The opportunity to teach religious studies courses at the university is one that I relish for many reasons, not the least of which is to hopefully whittle down the number of abjectly foolish things people tend to say, or claim to know, about many and various religious traditions.
There is a not abnormal, though certainly disheartening, amount of misinformation and ignorance about traditions that are not one's own. This can be remedied by getting as many people into the classroom as possible to dispel the falsehoods and distortions bandied about in our popular discourse (the media does no favors in this - as they tend to never ask people to actually unpack their ideas, they simply want sound-bites that will draw eye-balls and ears, not caring to actually delve into the belief systems of the ones they interview.) One can even attempt to get the media to do a bit of the heavy lifting, at least in a round about way - I have now given a number of interviews to the local media on religious topics, and in every case I tend to use the opportunity to teach the reporter a few things. My hope is that even a few scraps of actual information will get through the writing and editorial processes.
An even more distressing and depressing problem is the amount of ignorance people display regarding their understanding of their own religious tradition (should they have one). It is astounding (it probably shouldn't be quite so astounding) that people simply don't know what they believe, why they believe it, how their faith traditions developed, the history of their particular faith tradition, or even the basics of the texts that they use as the basis for their belief system.
What is most distressing, though, is the way in which the ignorance of one's own faith tradition causes some to move straight to utter ridiculousness. So ridiculous that they smear the entire faith tradition with their foolishness. The latest example (and there have been far too many as of late) within the Christian tradition was the entire rapture bit from a couple of weeks ago. I won't bore you with the details, but what was clear was that the individual who was generating this particular bit of nonsense was profoundly ignorant of the history and development of the idea of the rapture (early 19th century evangelicalism was the root), Biblical interpretation, eschatology, and many other bits of rather important business.
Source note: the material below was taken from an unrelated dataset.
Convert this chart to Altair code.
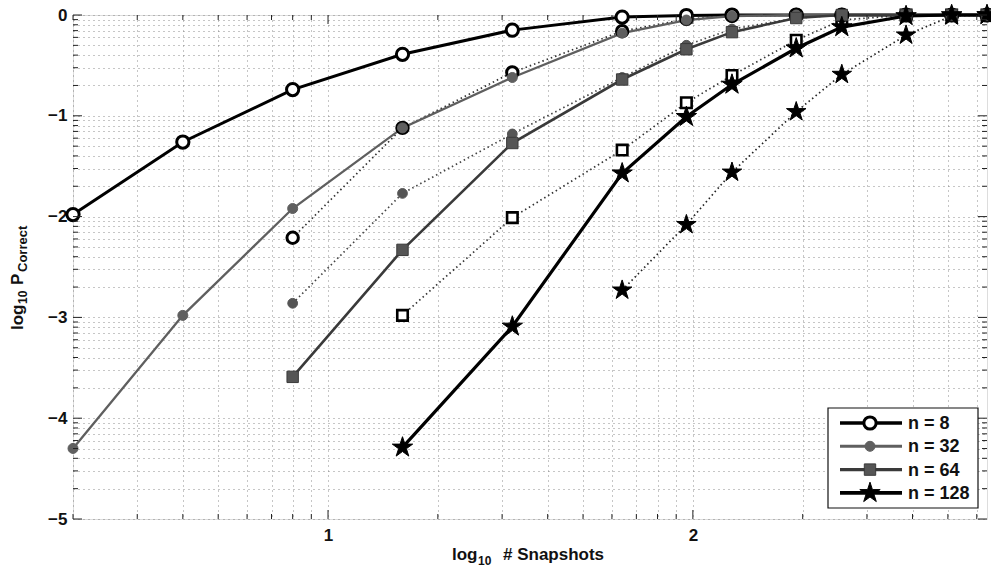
import altair as alt
import pandas as pd

# Number of snapshots at which each configuration was evaluated
snapshots = [2, 4, 8, 16, 32, 64, 96, 128, 192, 256, 384, 512, 640]

# log10 of the probability of correct recovery (solid curves)
n8_solid = [-1.98, -1.26, -0.74, -0.39, -0.15, -0.02, -0.005, 0, 0, 0, 0, 0, 0]
n32_solid = [-4.30, -2.98, -1.92, -1.12, -0.62, -0.18, -0.05, -0.01, 0, 0, 0, 0, 0]
n64_solid = [None, None, -3.59, -2.33, -1.27, -0.64, -0.34, -0.17, -0.03, 0, 0, 0, 0]
n128_solid = [None, None, None, -4.29, -3.09, -1.57, -1.01, -0.69, -0.33, -0.12, -0.01, 0, 0]

# log10 of the probability of correct recovery (dotted curves)
n8_dotted = [None, None, -2.21, -1.12, -0.57, -0.16, -0.04, -0.01, 0, 0, 0, 0, 0]
n32_dotted = [None, None, -2.86, -1.77, -1.18, -0.62, -0.30, -0.14, -0.03, 0, 0, 0, 0]
n64_dotted = [None, None, None, -2.98, -2.01, -1.34, -0.87, -0.60, -0.25, -0.05, 0, 0, 0]
n128_dotted = [None, None, None, None, None, -2.73, -2.08, -1.56, -0.96, -0.59, -0.20, -0.01, 0]

legend_labels = ["n = 8", "n = 32", "n = 64", "n = 128"]

# Axis ranges and gridline positions (log axes, labelled by exponent)
x_min, x_max = 2, 640
y_min, y_max = 1e-5, 1.0
x_grid = [k * 10 ** d for d in range(0, 3) for k in range(1, 10) if x_min <= k * 10 ** d <= x_max]
y_grid = [k * 10.0 ** d for d in range(-5, 0) for k in range(1, 10)] + [1.0]
x_major = [10, 100]
y_major = [10.0 ** d for d in range(-5, 1)]

W, H = 914, 504
FONT = "Liberation Sans"

# Five-pointed star outline in the unit square
STAR = ("M0,-1L0.225,-0.309L0.951,-0.309L0.363,0.118L0.588,0.809L0,0.382"
        "L-0.588,0.809L-0.363,0.118L-0.951,-0.309L-0.225,-0.309Z")

series = [
    # key, values, line color, width, dashed, shape, fill, stroke, stroke width, size
    ("n8d", n8_dotted, "#333333", 1.7, True, "circle", "#ffffff", "#000000", 3.0, 130),
    ("n32d", n32_dotted, "#444444", 1.7, True, "circle", "#555555", "#555555", 1.0, 95),
    ("n64d", n64_dotted, "#333333", 1.7, True, "square", "#ffffff", "#000000", 2.6, 110),
    ("n128d", n128_dotted, "#222222", 1.7, True, STAR, "#000000", "#000000", 1.0, 420),
    ("n8", n8_solid, "#000000", 3.0, False, "circle", "#ffffff", "#000000", 3.0, 150),
    ("n32", n32_solid, "#5f5f5f", 2.3, False, "circle", "#5f5f5f", "#5f5f5f", 1.0, 100),
    ("n64", n64_solid, "#3a3a3a", 2.6, False, "square", "#555555", "#3a3a3a", 1.0, 130),
    ("n128", n128_solid, "#000000", 3.2, False, STAR, "#000000", "#000000", 1.0, 460),
]

rows = []
for key, vals, *_ in series:
    for s, v in zip(snapshots, vals):
        if v is not None:
            rows.append({"series": key, "snapshots": s, "logp": v, "p": 10.0 ** v})
df = pd.DataFrame(rows)

x_label = "datum.value == 10 ? '1' : datum.value == 100 ? '2' : ''"
y_label = ("abs(log(datum.value) / LN10 - round(log(datum.value) / LN10)) < 1e-6 ? "
           "replace(format(round(log(datum.value) / LN10), 'd'), '-', '\u2212') : ''")

x_scale = alt.Scale(type="log", domain=[x_min, x_max], nice=False)
y_scale = alt.Scale(type="log", domain=[y_min, y_max], nice=False)

x_enc = alt.X(
    "snapshots:Q", scale=x_scale,
    axis=alt.Axis(values=x_grid, labelExpr=x_label, title=None, ticks=False, domain=False,
                  grid=True, gridDash=[1, 4], gridColor="#808080", gridWidth=0.9,
                  labelFont=FONT, labelFontSize=17, labelFontWeight="bold", labelColor="#111",
                  labelPadding=8, labelFlush=False),
)
y_enc = alt.Y(
    "p:Q", scale=y_scale,
    axis=alt.Axis(values=y_grid, labelExpr=y_label, title=None, ticks=False, domain=False,
                  grid=True, gridDash=[1, 4], gridColor="#808080", gridWidth=0.9,
                  labelFont=FONT, labelFontSize=17, labelFontWeight="bold", labelColor="#111",
                  labelPadding=6),
)

base = alt.Chart(df)
layers = []
for key, vals, color, width, dashed, shape, fill, stroke, sw, size in series:
    sub = base.transform_filter(alt.datum.series == key)
    line_kw = dict(color=color, strokeWidth=width)
    if dashed:
        line_kw["strokeDash"] = [1.5, 3]
    layers.append(sub.mark_line(**line_kw).encode(x=x_enc, y=y_enc))
for key, vals, color, width, dashed, shape, fill, stroke, sw, size in series:
    sub = base.transform_filter(alt.datum.series == key)
    layers.append(sub.mark_point(shape=shape, filled=False, fill=fill, stroke=stroke,
                                 strokeWidth=sw, size=size, opacity=1, fillOpacity=1)
                  .encode(x=x_enc, y=y_enc))

# Inward tick marks on all four sides of the frame
xt = pd.DataFrame({"snapshots": x_grid, "major": [v in x_major for v in x_grid]})
yt = pd.DataFrame({"p": y_grid, "major": [any(abs(v - m) < 1e-12 for m in y_major) for v in y_grid]})
xs = alt.X("snapshots:Q", scale=x_scale)
ys = alt.Y("p:Q", scale=y_scale)
for is_major, length in [(False, 5), (True, 9)]:
    xsub = alt.Chart(xt).transform_filter(alt.datum.major == is_major)
    ysub = alt.Chart(yt).transform_filter(alt.datum.major == is_major)
    layers.append(xsub.mark_rule(color="#222", strokeWidth=1).encode(x=xs, y=alt.value(H), y2=alt.value(H - length)))
    layers.append(xsub.mark_rule(color="#222", strokeWidth=1).encode(x=xs, y=alt.value(0), y2=alt.value(length)))
    layers.append(ysub.mark_rule(color="#222", strokeWidth=1).encode(y=ys, x=alt.value(0), x2=alt.value(length)))
    layers.append(ysub.mark_rule(color="#222", strokeWidth=1).encode(y=ys, x=alt.value(W), x2=alt.value(W - length)))

# Legend box in the lower right corner
one = alt.Chart(pd.DataFrame({"k": [0]}))
layers.append(one.mark_rect(fill="white", stroke="#111", strokeWidth=1.2).encode(
    x=alt.value(755), x2=alt.value(905), y=alt.value(393), y2=alt.value(493)))
legend_styles = [series[4], series[5], series[6], series[7]]
for i, (label, st) in enumerate(zip(legend_labels, legend_styles)):
    key, vals, color, width, dashed, shape, fill, stroke, sw, size = st
    ly = 408 + i * 23.3
    layers.append(one.mark_rule(color=color, strokeWidth=width + 0.6).encode(
        x=alt.value(767), x2=alt.value(829), y=alt.value(ly)))
    layers.append(one.mark_point(shape=shape, filled=False, fill=fill, stroke=stroke, strokeWidth=sw,
                                 size=size, opacity=1, fillOpacity=1).encode(x=alt.value(797), y=alt.value(ly)))
    layers.append(one.mark_text(text=label, align="left", baseline="middle", font=FONT, fontSize=18,
                                fontWeight="bold", color="#111").encode(x=alt.value(835), y=alt.value(ly + 1)))


def txt(text, x, y, size, angle=0):
    kw = dict(text=text, align="left", baseline="alphabetic", font=FONT, fontSize=size,
              fontWeight="bold", color="#111")
    if angle:
        kw["angle"] = angle
    return one.mark_text(**kw).encode(x=alt.value(x), y=alt.value(y))


# x title: log10 # Snapshots
layers.append(txt("log", 379, 545, 17))
layers.append(txt("10", 405, 550, 12))
layers.append(txt("# Snapshots", 430, 545, 17))
# y title: log10 P_Correct (rotated)
layers.append(txt("log", -50, 315, 17, 270))
layers.append(txt("10", -46, 289, 12, 270))
layers.append(txt("P", -50, 270, 17, 270))
layers.append(txt("Correct", -46, 257, 13, 270))

chart = alt.layer(*layers).properties(
    width=W, height=H,
    padding={"left": 73, "top": 15, "right": 4, "bottom": 57},
    autosize=alt.AutoSizeParams(type="none"),
).configure_view(stroke="#111", strokeWidth=1.2).configure(background="white")

chart.save("out.html", embed_options={"renderer": "svg", "actions": False})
What was most crushing about the entire business was the fact that it offered one more opportunity for Christianity to be presented as foolish, knavish, ridiculous. Something worthy only of derision and mocking laughter. The Christian tradition is often weakened from within, as many Christians show a face to the world that is profoundly unserious, ignorant, ridiculous. When this happens it doesn't take long before that is the only face that the world sees. This is especially true in pop culture - note Bill Maher's movie 'Religulous', wherein Mr. Maher doesn't even bother to try to find rational and reasonable people of faith to talk to, simply the ignorant or profoundly shallow. It was his hope to mock religion, and so many made the job far too easy. Granted, he had that end in mind when embarking on the film, so it seems a rather ham-fisted way to mock the faithful, but honestly, it didn't need to be quite that easy.
Faith is not antithetical to critical thinking, yet too often it seems that this is what is presented for mass consumption. Why is this? What leads people to think that they don't need to think about their faith traditions and religious belief systems? And why is it that people who really shouldn't say or do something (the Koran burning pastor comes to mind) are precisely the ones who find their way to the cameras and loudly pronounce their cluelessness?
I am not certain. I don't have good answers for this. I guess my only response is to continue to fight against this the only way I know how - education. Bit by bit. Student by student. Class by class. Maybe, just maybe, this will help. It certainly (I hope) will not make matters worse.